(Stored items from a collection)
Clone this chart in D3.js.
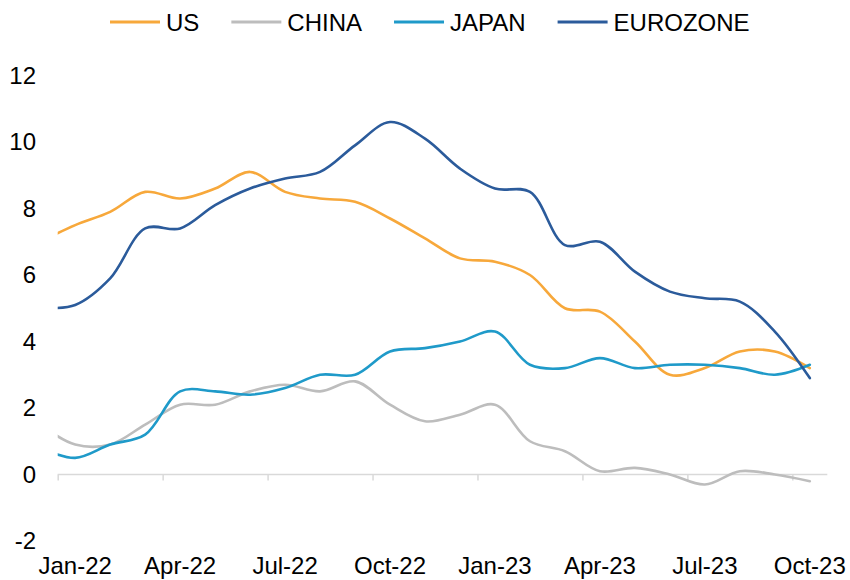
<!DOCTYPE html>
<html>
<head>
<meta charset="utf-8">
<script src="https://cdn.jsdelivr.net/npm/d3@7"></script>
<style>
  html, body { margin: 0; padding: 0; background: #fff; }
  svg { display: block; font-family: "Liberation Sans", Arial, sans-serif; }
</style>
</head>
<body>
<svg id="chart" width="850" height="580"></svg>
<script>
// Months (Dec-21 lies just outside the left edge of the plot and is clipped)
const months = ["Dec-21","Jan-22","Feb-22","Mar-22","Apr-22","May-22","Jun-22","Jul-22","Aug-22","Sep-22","Oct-22","Nov-22","Dec-22",
                "Jan-23","Feb-23","Mar-23","Apr-23","May-23","Jun-23","Jul-23","Aug-23","Sep-23","Oct-23"];
const tickLabels = ["Jan-22","Apr-22","Jul-22","Oct-22","Jan-23","Apr-23","Jul-23","Oct-23"];
const yTicks = [-2, 0, 2, 4, 6, 8, 10, 12];

const seriesNames = ["US", "CHINA", "JAPAN", "EUROZONE"];
const us       = [7.0, 7.5, 7.9, 8.5, 8.3, 8.6, 9.1, 8.5, 8.3, 8.2, 7.7, 7.1, 6.5, 6.4, 6.0, 5.0, 4.9, 4.0, 3.0, 3.2, 3.7, 3.7, 3.2];
const china    = [1.5, 0.9, 0.9, 1.5, 2.1, 2.1, 2.5, 2.7, 2.5, 2.8, 2.1, 1.6, 1.8, 2.1, 1.0, 0.7, 0.1, 0.2, 0.0, -0.3, 0.1, 0.0, -0.2];
const japan    = [0.8, 0.5, 0.9, 1.2, 2.5, 2.5, 2.4, 2.6, 3.0, 3.0, 3.7, 3.8, 4.0, 4.3, 3.3, 3.2, 3.5, 3.2, 3.3, 3.3, 3.2, 3.0, 3.3];
const eurozone = [5.0, 5.1, 5.9, 7.4, 7.4, 8.1, 8.6, 8.9, 9.1, 9.9, 10.6, 10.1, 9.2, 8.6, 8.5, 6.9, 7.0, 6.1, 5.5, 5.3, 5.2, 4.3, 2.9];

const colors = ["#F7A83B", "#BDBDBD", "#1F9AC9", "#2B5B9B"];
const seriesValues = [us, china, japan, eurozone];

(function () {
  const svg = d3.select("#chart");
  const pLeft = 57.7, pRight = 827.3, pTop = 75.5, pBottom = 541;
  const fs = 24;

  const nCats = 22;
  const x = d3.scaleLinear().domain([0, nCats]).range([pLeft, pRight]);
  const monthPos = i => x(i - 1 + 0.5);
  const y = d3.scaleLinear().domain([-2, 12]).range([pBottom, pTop]);

  svg.append("defs").append("clipPath").attr("id", "plotclip")
    .append("rect").attr("x", pLeft).attr("y", 0).attr("width", pRight - pLeft).attr("height", 580);

  const yAxis = d3.axisLeft(y).tickValues(yTicks).tickSize(0).tickPadding(0).tickFormat(d => String(d));
  const yg = svg.append("g").attr("transform", "translate(36,0)").call(yAxis);
  yg.select(".domain").remove();
  yg.selectAll("text").attr("font-size", fs).attr("fill", "#000")
    .attr("font-family", "Liberation Sans, Arial, sans-serif");

  const tickIdx = d3.range(0, nCats, 3);
  const xAxis = d3.axisBottom(x).tickValues(tickIdx).tickSize(6).tickFormat("");
  const xg = svg.append("g").attr("transform", `translate(0,${y(0)})`).call(xAxis);
  xg.select(".domain").attr("stroke", "#D9D9D9").attr("stroke-width", 1.5).attr("d", `M${pLeft},0H${pRight}`);
  xg.selectAll(".tick line").attr("stroke", "#D9D9D9").attr("stroke-width", 1.5);

  svg.append("g").selectAll("text").data(tickLabels).join("text")
    .attr("x", (d, i) => x(tickIdx[i] + 0.5))
    .attr("y", 574)
    .attr("text-anchor", "middle")
    .attr("font-size", fs)
    .attr("fill", "#000")
    .text(d => d);

  const line = d3.line()
    .x((d, i) => monthPos(i))
    .y(d => y(d))
    .curve(d3.curveCatmullRom.alpha(0.5));

  svg.append("g").attr("clip-path", "url(#plotclip)")
    .selectAll("path").data(seriesValues).join("path")
    .attr("d", d => line(d))
    .attr("fill", "none")
    .attr("stroke", (d, i) => colors[i])
    .attr("stroke-width", 2.6)
    .attr("stroke-linejoin", "round")
    .attr("stroke-linecap", "round");

  const lg = svg.append("g");
  let lx = 110;
  seriesNames.forEach((name, i) => {
    lg.append("line").attr("x1", lx).attr("x2", lx + 50).attr("y1", 22).attr("y2", 22)
      .attr("stroke", colors[i]).attr("stroke-width", 3);
    const t = lg.append("text").attr("x", lx + 56).attr("y", 22).attr("dy", "0.36em")
      .attr("font-size", fs).attr("fill", "#000").text(name);
    const w = t.node().getComputedTextLength();
    lx = lx + 56 + w + 32;
  });
})();
</script>
</body>
</html>
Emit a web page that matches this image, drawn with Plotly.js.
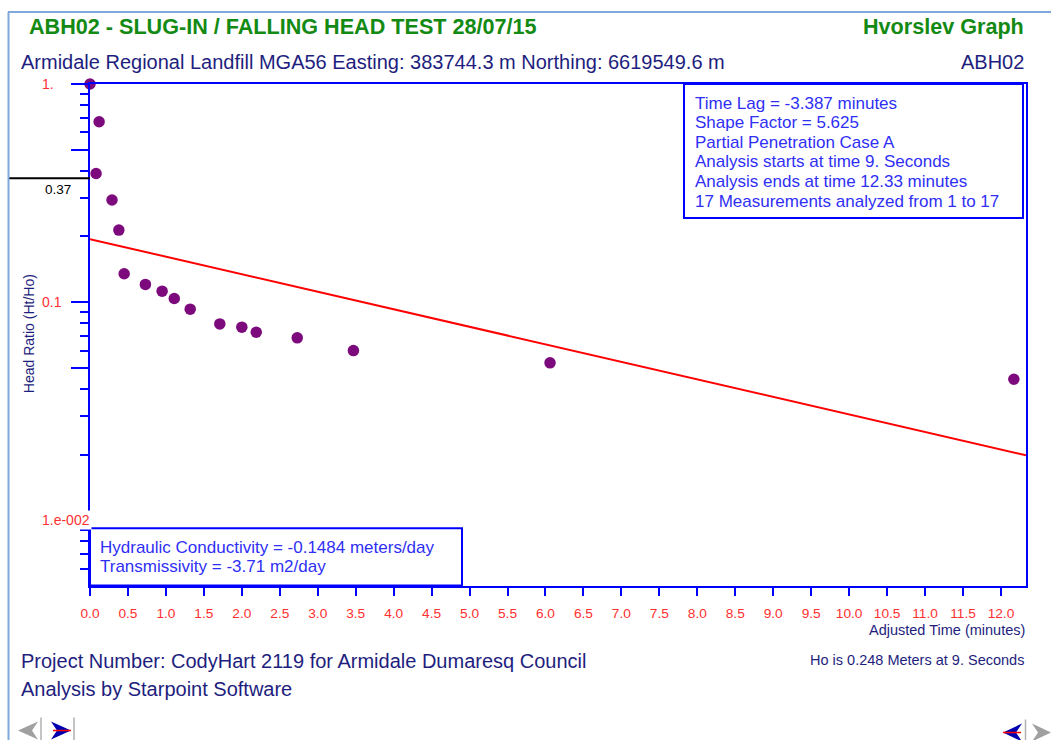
<!DOCTYPE html>
<html>
<head>
<meta charset="utf-8">
<script src="https://cdn.plot.ly/plotly-3.0.1.min.js"></script>
<style>html,body{margin:0;padding:0;background:#fff;}#chart{width:1051px;height:740px;}</style>
</head>
<body>
<div id="chart"></div>
<script>
// ---- data ----
const timeMinutes = [0.0, 0.12, 0.08, 0.29, 0.38, 0.45, 0.73, 0.95, 1.11, 1.32, 1.71, 2.00, 2.19, 2.73, 3.47, 6.06, 12.17];
const headRatio   = [1.0, 0.671, 0.389, 0.294, 0.214, 0.135, 0.1206, 0.1123, 0.104, 0.0929, 0.0795, 0.0768, 0.0728, 0.0686, 0.0600, 0.0527, 0.0443];
const fitTime  = [0, 12.33];
const fitRatio = [0.1945, 0.01986];
const xTickVals = [0,0.5,1,1.5,2,2.5,3,3.5,4,4.5,5,5.5,6,6.5,7,7.5,8,8.5,9,9.5,10,10.5,11,11.5,12];
const yMajorTicks = [1, 0.5, 0.1, 0.05, 0.01];
const yMinorTicks = [0.9,0.8,0.7,0.6,0.4,0.3,0.2,0.09,0.08,0.07,0.06,0.04,0.03,0.02,0.009,0.008,0.007,0.006];
const yLabelVals = [1, 0.1, 0.01];
const yLabelText = ['1.', '0.1', '1.e-002'];
const refLineValue = 0.37;
const refLineText = '0.37';
const titleText = 'ABH02 - SLUG-IN / FALLING HEAD TEST 28/07/15';
const graphName = 'Hvorslev Graph';
const subtitleText = 'Armidale Regional Landfill MGA56 Easting: 383744.3 m Northing: 6619549.6 m';
const wellName = 'ABH02';
const infoLines = ['Time Lag = -3.387 minutes','Shape Factor = 5.625','Partial Penetration Case A','Analysis starts at time 9. Seconds','Analysis ends at time 12.33 minutes','17 Measurements analyzed from 1 to 17'];
const resultLines = ['Hydraulic Conductivity = -0.1484 meters/day','Transmissivity = -3.71 m2/day'];
const footerLines = ['Project Number: CodyHart 2119 for Armidale Dumaresq Council','Analysis by Starpoint Software'];
const hoText = 'Ho is 0.248 Meters at 9. Seconds';
const xTitle = 'Adjusted Time (minutes)';
const yTitle = 'Head Ratio (Ht/Ho)';

// ---- layout geometry (pixels) ----
const L = 90, R = 1026, T = 84, B = 585.6;
const W = R - L, H = B - T;
const px = x => (x - L) / W;
const py = y => (B - y) / H;

const FONT = 'Liberation Sans, Arial, sans-serif';
const NAVY = '#1e1e7e', GREEN = '#138a13', BLUE = '#2f2ff5', RED = '#ff3030', AXIS = '#0000ff';

const annotations = [];
const shapes = [];
function txt(text, x, y, size, color, xanchor, extra) {
  annotations.push(Object.assign({text: text, x: px(x), y: py(y), xref: 'paper', yref: 'paper',
    xanchor: xanchor || 'left', yanchor: 'middle', showarrow: false,
    font: {family: FONT, size: size, color: color}}, extra || {}));
}
// header
txt('<b>' + titleText + '</b>', 27, 27, 21.6, GREEN, 'left');
txt('<b>' + graphName + '</b>', 1026, 27, 21.6, GREEN, 'right');
txt(subtitleText, 19, 62, 20, NAVY, 'left');
txt(wellName, 1026, 62, 20, NAVY, 'right');
// footer
txt(footerLines[0], 19, 661, 20, NAVY, 'left');
txt(footerLines[1], 19, 689, 20, NAVY, 'left');
txt(hoText, 1026, 660, 14.5, NAVY, 'right');
// axis titles
txt(xTitle, 1027, 630, 14.5, NAVY, 'right');
txt(yTitle, 29, 333, 14, NAVY, 'center', {textangle: -90});
// info box
shapes.push({type: 'rect', xref: 'paper', yref: 'paper', x0: px(684), x1: px(1023), y0: py(84), y1: py(218),
  line: {color: AXIS, width: 2}, fillcolor: 'rgba(255,255,255,0)', layer: 'above'});
infoLines.forEach((s, i) => txt(s, 693, 103 + i * 19.6, 17, BLUE, 'left'));
// results box
shapes.push({type: 'rect', xref: 'paper', yref: 'paper', x0: px(90), x1: px(462), y0: py(528), y1: py(585),
  line: {color: AXIS, width: 2}, fillcolor: '#ffffff', layer: 'above'});
resultLines.forEach((s, i) => txt(s, 98, 547 + i * 19.3, 17, BLUE, 'left'));
// y tick labels (left-aligned like the reference)
yLabelVals.forEach((v, i) => annotations.push({text: yLabelText[i], x: px(40), xref: 'paper', xanchor: 'left',
  y: Math.log10(v), yref: 'y', yanchor: 'middle', showarrow: false, bgcolor: '#ffffff', borderpad: 1,
  font: {family: FONT, size: 14, color: RED}}));
// 0.37 reference line
shapes.push({type: 'line', xref: 'paper', yref: 'y', x0: px(8), x1: px(90), y0: refLineValue, y1: refLineValue,
  line: {color: '#000000', width: 2}});
annotations.push({text: refLineText, x: px(73), xref: 'paper', xanchor: 'right', y: Math.log10(refLineValue), yref: 'y',
  yanchor: 'top', yshift: -2, showarrow: false, font: {family: FONT, size: 13.5, color: '#000000'}});
// outer frame
shapes.push({type: 'line', xref: 'paper', yref: 'paper', x0: px(8.5), x1: px(8.5), y0: py(12), y1: py(740), line: {color: '#7fa8dc', width: 2}});
shapes.push({type: 'line', xref: 'paper', yref: 'paper', x0: px(8), x1: px(1051), y0: py(12), y1: py(12), line: {color: '#7fa8dc', width: 2}});
// navigation buttons
function pathPx(pts) { return 'M ' + pts.map(p => px(p[0]) + ',' + py(p[1])).join(' L ') + ' Z'; }
shapes.push({type: 'path', xref: 'paper', yref: 'paper', path: pathPx([[18,730],[38,721],[32,730],[38,739]]), fillcolor: '#a0a0a0', line: {width: 0}});
shapes.push({type: 'line', xref: 'paper', yref: 'paper', x0: px(41), x1: px(41), y0: py(717), y1: py(740), line: {color: '#b0b0b0', width: 1.5}});
shapes.push({type: 'path', xref: 'paper', yref: 'paper', path: pathPx([[71,730],[51,721],[57,730],[51,739]]), fillcolor: '#0000b0', line: {width: 0}});
shapes.push({type: 'line', xref: 'paper', yref: 'paper', x0: px(53), x1: px(71), y0: py(730), y1: py(730), line: {color: '#ff0000', width: 1.5}});
shapes.push({type: 'line', xref: 'paper', yref: 'paper', x0: px(74), x1: px(74), y0: py(717), y1: py(740), line: {color: '#b0b0b0', width: 1.5}});
shapes.push({type: 'path', xref: 'paper', yref: 'paper', path: pathPx([[1003,732],[1022,723],[1016,732],[1022,741]]), fillcolor: '#0000b0', line: {width: 0}});
shapes.push({type: 'line', xref: 'paper', yref: 'paper', x0: px(1003), x1: px(1021), y0: py(732), y1: py(732), line: {color: '#ff0000', width: 1.5}});
shapes.push({type: 'line', xref: 'paper', yref: 'paper', x0: px(1025.5), x1: px(1025.5), y0: py(719), y1: py(740), line: {color: '#b0b0b0', width: 1.5}});
shapes.push({type: 'path', xref: 'paper', yref: 'paper', path: pathPx([[1051,732],[1032,723],[1038,732],[1032,741]]), fillcolor: '#a0a0a0', line: {width: 0}});

const traces = [
  {x: fitTime, y: fitRatio, type: 'scatter', mode: 'lines', line: {color: '#ff0000', width: 2}, hoverinfo: 'skip'},
  {x: timeMinutes, y: headRatio, type: 'scatter', mode: 'markers', cliponaxis: false,
   marker: {color: '#7d0a7d', size: 11.5, line: {width: 0}}}
];

const layout = {
  width: 1051, height: 740,
  margin: {l: L, r: 1051 - R, t: T, b: 740 - B, pad: 0},
  paper_bgcolor: '#ffffff', plot_bgcolor: '#ffffff',
  showlegend: false,
  font: {family: FONT},
  xaxis: {range: [0, 12.33], tickmode: 'array', tickvals: xTickVals, tickformat: '.1f',
    ticks: 'outside', ticklen: 8, tickwidth: 2, tickcolor: AXIS, ticklabelstandoff: 6,
    showline: true, linecolor: AXIS, linewidth: 2, mirror: true, showgrid: false, zeroline: false,
    tickfont: {family: FONT, size: 13.7, color: RED}},
  yaxis: {type: 'log', range: [Math.log10(0.005), 0], tickmode: 'array', tickvals: yMajorTicks,
    showticklabels: false, ticks: 'outside', ticklen: 17, tickwidth: 2, tickcolor: AXIS,
    minor: {tickmode: 'array', tickvals: yMinorTicks, ticks: 'outside', ticklen: 8, tickwidth: 2, tickcolor: AXIS, showgrid: false},
    showline: true, linecolor: AXIS, linewidth: 2, mirror: true, showgrid: false, zeroline: false},
  annotations: annotations,
  shapes: shapes
};

Plotly.newPlot('chart', traces, layout, {displayModeBar: false, staticPlot: true});
</script>
</body>
</html>
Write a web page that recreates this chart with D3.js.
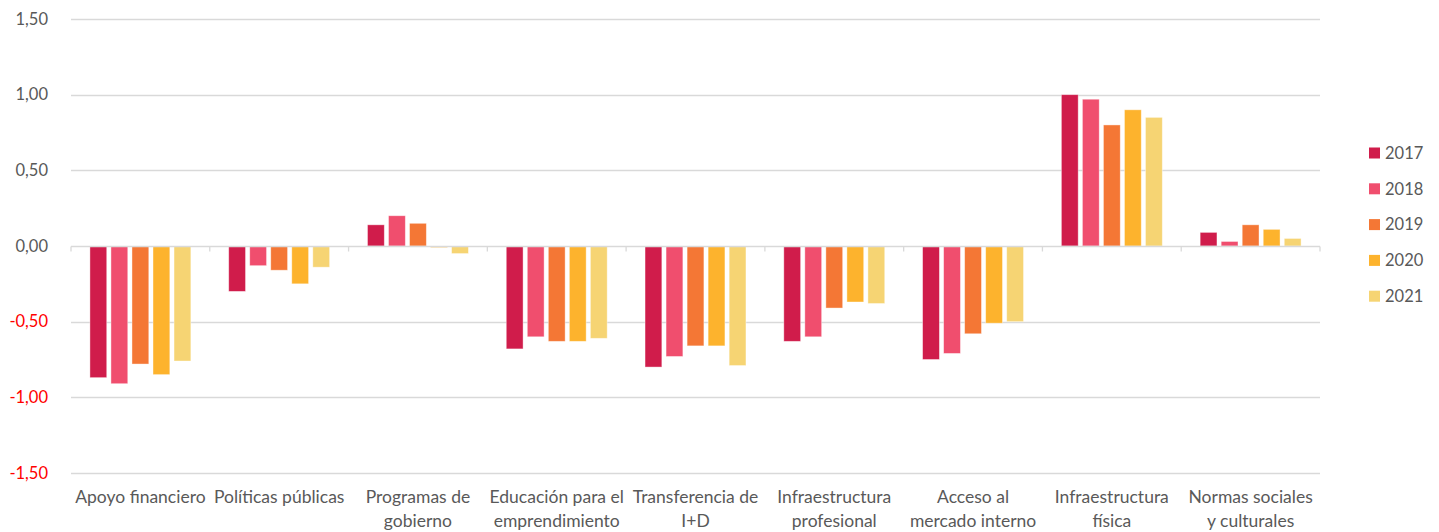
<!DOCTYPE html>
<html>
<head>
<meta charset="utf-8">
<script src="https://cdn.jsdelivr.net/npm/d3@7"></script>
<style>
  html, body { margin: 0; padding: 0; background: #fff; }
  svg text { font-family: Lato, "Open Sans", sans-serif; }
</style>
</head>
<body>
<svg id="chart" width="1439" height="532"></svg>
<script>
// Categories (line breaks mark where each label wraps)
const categories = [
  "Apoyo financiero",
  "Políticas públicas",
  "Programas de\ngobierno",
  "Educación para el\nemprendimiento",
  "Transferencia de\nI+D",
  "Infraestructura\nprofesional",
  "Acceso al\nmercado interno",
  "Infraestructura\nfísica",
  "Normas sociales\ny culturales"
];
const years = ["2017", "2018", "2019", "2020", "2021"];
const yearColors = ["#D01C4B", "#F04E6E", "#F47735", "#FDB32D", "#F6D473"];

const values2017 = [-0.87, -0.30, 0.14, -0.68, -0.80, -0.63, -0.75, 1.00, 0.09];
const values2018 = [-0.91, -0.13, 0.20, -0.60, -0.73, -0.60, -0.71, 0.97, 0.03];
const values2019 = [-0.78, -0.16, 0.15, -0.63, -0.66, -0.41, -0.58, 0.80, 0.14];
const values2020 = [-0.85, -0.25, -0.01, -0.63, -0.66, -0.37, -0.51, 0.90, 0.11];
const values2021 = [-0.76, -0.14, -0.05, -0.61, -0.79, -0.38, -0.50, 0.85, 0.05];
const seriesValues = [values2017, values2018, values2019, values2020, values2021];

const yTicks = [-1.5, -1.0, -0.5, 0, 0.5, 1.0, 1.5];

const svg = d3.select("#chart");
const plot = { left: 71, right: 1320, top: 19, bottom: 473 };

const x0 = d3.scaleBand()
  .domain(d3.range(categories.length))
  .range([plot.left, plot.right])
  .paddingInner(0).paddingOuter(0);

const x1 = d3.scaleBand()
  .domain(years)
  .range([0, x0.bandwidth()])
  .paddingOuter(0.9)
  .paddingInner(0.2);

const y = d3.scaleLinear().domain([-1.5, 1.5]).range([plot.bottom, plot.top]);

const fmt = v => d3.format(".2f")(v).replace(".", ",").replace("−", "-");

// Horizontal gridlines
svg.append("g")
  .selectAll("line")
  .data(yTicks.filter(t => t !== 0))
  .join("line")
  .attr("x1", plot.left).attr("x2", plot.right)
  .attr("y1", d => Math.round(y(d)) + 0.5).attr("y2", d => Math.round(y(d)) + 0.5)
  .attr("stroke", "#D9D9D9").attr("stroke-width", 1.3);

// Y tick labels (negatives in red)
svg.append("g")
  .selectAll("text")
  .data(yTicks)
  .join("text")
  .attr("x", 48)
  .attr("y", d => y(d))
  .attr("dy", "0.35em")
  .attr("text-anchor", "end")
  .attr("font-size", 16.5)
  .attr("fill", d => d < 0 ? "#FF0000" : "#595959")
  .text(d => fmt(d));

// Bars
const groups = svg.append("g")
  .selectAll("g")
  .data(categories.map((c, i) => i))
  .join("g")
  .attr("transform", i => `translate(${x0(i)},0)`);

groups.selectAll("rect")
  .data(i => years.map((yr, k) => ({ yr, k, v: seriesValues[k][i] })))
  .join("rect")
  .attr("x", d => x1(d.yr))
  .attr("width", x1.bandwidth())
  .attr("y", d => Math.min(y(d.v), y(0)))
  .attr("height", d => Math.abs(y(d.v) - y(0)))
  .attr("fill", d => yearColors[d.k])
  .attr("stroke", "#fff")
  .attr("stroke-opacity", 0.5)
  .attr("stroke-width", 0.8);

// Zero axis line with category tick marks
const zeroY = Math.round(y(0)) + 0.5;
svg.append("line")
  .attr("x1", plot.left).attr("x2", plot.right)
  .attr("y1", zeroY).attr("y2", zeroY)
  .attr("stroke", "#D9D9D9").attr("stroke-width", 1.3);
svg.append("g")
  .selectAll("line")
  .data(d3.range(categories.length + 1))
  .join("line")
  .attr("x1", i => i < categories.length ? x0(i) : plot.right)
  .attr("x2", i => i < categories.length ? x0(i) : plot.right)
  .attr("y1", zeroY).attr("y2", zeroY + 5)
  .attr("stroke", "#D9D9D9").attr("stroke-width", 1.3);

// Category labels
const labels = svg.append("g")
  .selectAll("text")
  .data(categories)
  .join("text")
  .attr("text-anchor", "middle")
  .attr("font-size", 17.5)
  .attr("fill", "#595959")
  .attr("transform", (d, i) => `translate(${x0(i) + x0.bandwidth() / 2},503)`);
labels.selectAll("tspan")
  .data(d => d.split("\n"))
  .join("tspan")
  .attr("x", 0)
  .attr("dy", (d, j) => j === 0 ? 0 : 23.5)
  .text(d => d);

// Legend
const legend = svg.append("g")
  .selectAll("g")
  .data(years)
  .join("g")
  .attr("transform", (d, k) => `translate(1369,${153 + k * 35.8})`);
legend.append("rect")
  .attr("x", 0).attr("y", -5.5).attr("width", 11).attr("height", 11)
  .attr("fill", (d, k) => yearColors[k]);
legend.append("text")
  .attr("x", 16).attr("y", 0).attr("dy", "0.35em")
  .attr("font-size", 16.5).attr("fill", "#595959")
  .text(d => d);
</script>
</body>
</html>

**Problem to solve**
Determine how many lines of the listing above hold the word "this". Report that number without anything else.

**Solved problem**
3